Balancing creative and corporate

Like many young people entering the business world, Ajewole first found it difficult to balance his creative and corporate lives. “I’ve always thought there was a wall between the business world and the art world,” says Ajewole. “But I’ve discovered that there are more opportunities to apply creativity in the corporate world than I thought.”

Almost any career requires effective communication. However, being able to effectively communicate in a visual way is becoming more and more critical in an increasingly digital world. Experience with Adobe Photoshop and Illustrator helps Ajewole design flyers, logos, and presentations for work and MBA classes that better illustrate his ideas. Working on creative projects also helped Ajewole learn to be a more effective collaborator, a skill that is valuable in any position.

But Ajewole also discovered a more direct use for his creative skills in his job. After Ajewole’s boss spotted him taking photographs at a company event, he was enlisted as a photographer for Tufts Health Plan’s volunteer events. He’s slowly building a library of images that are used in corporate communications.

“I wasn’t always open about my creative background because I didn’t think that it would be appreciated, but my boss has been very excited to see what I’ve been doing,” says Ajewole. “It’s great to realize that there’s a space for creativity in a corporate environment.”
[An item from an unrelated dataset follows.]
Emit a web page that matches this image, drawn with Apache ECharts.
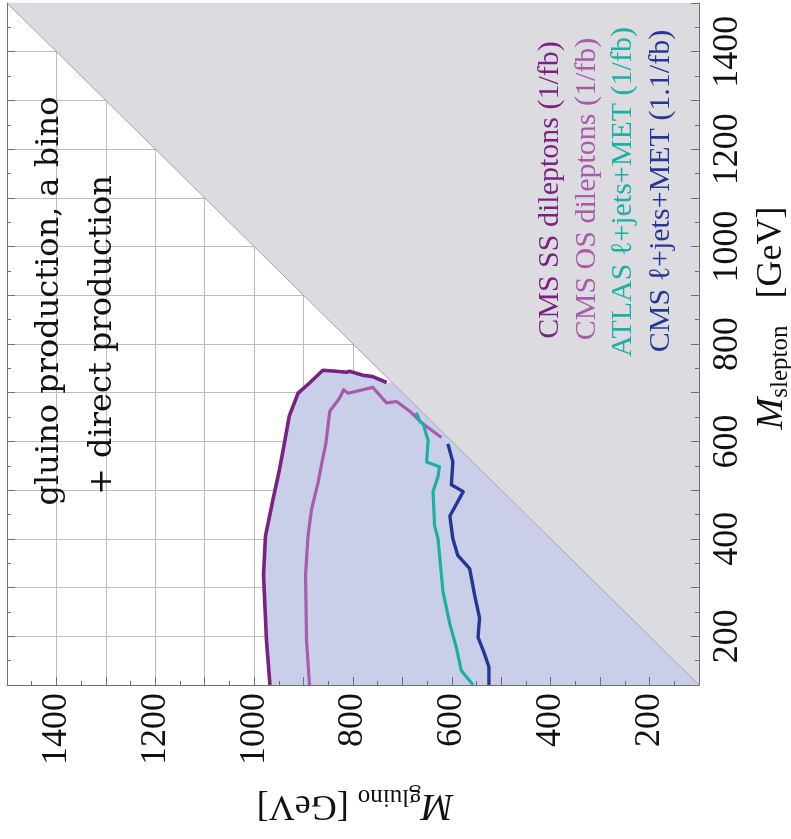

“I like that you can jump from app to app whenever you get a good idea, and Adobe Creative Cloud never holds you back.”

Seun Ajewole

MBA Student, Northeastern University

Expanding skills for greater opportunities

With Creative Cloud, Ajewole can download and learn any Adobe creative app. All apps share similar interfaces and workflows, making it easy to figure out new apps without intensive training. While Ajewole expands his digital and design skills with the latest versions of old favorites such as Adobe Dreamweaver and Photoshop, he is also discovering new apps such as Adobe Photoshop Lightroom, which uses presets to make photography editing more efficient than ever.

Adobe Creative Cloud also allows Ajewole to pick up entirely new creative skills. Although Ajewole had little experience with video editing, he quickly learned to use Adobe Premiere Pro and Adobe Audition to create a video for a friend.

“Some people I talked to were fans of Final Cut Pro, but Adobe Premiere Pro made so much more sense to me,” says Ajewole. “The controls were intuitive and there was a great workflow that allowed me to switch between other apps, such as Adobe After Effects and Adobe Audition, seamlessly. I like that you can jump from app to app whenever you get a good idea, and Creative Cloud never holds you back.”

Referred by a friend who was involved with the Interaction Institute for Social Change, Ajewole put his photography and videography work to use for a paid project with the City of Boston and its Boston 2030 project. In a series of interviews with fellow Bostonians, Ajewole helped draw out ideas of what people wanted to see in the future of their city. “It was really interesting to be involved in the Boston 2030 campaign and to see how we can use photographs and video to give people a voice in the future of our city,” says Ajewole.

Giving back to the community

Ajewole expertly balances work, studies, and art projects, and the skills he gains through Creative Cloud contribute to all of these pursuits. Although Ajewole is primarily self-taught, he participates in events such as the MIT Hacking Arts 2016 Hackathon to learn more about new ways to use art and technology to change the world around him. Ajewole would like to use all of these experiences to benefit the people of the city that shaped him.

“People are starting to understand and appreciate the benefits of creative thinking in every walk of life,” says Ajewole. “I want to give back to Boston by helping underprivileged kids find the skills they need for the future, especially through the arts. You can be anything you want, but you need to understand the tools at your disposal. Adobe Creative Cloud is one of my most valuable tools. It’s the canvas that allows me to express myself and build ideas that positively impact my community.”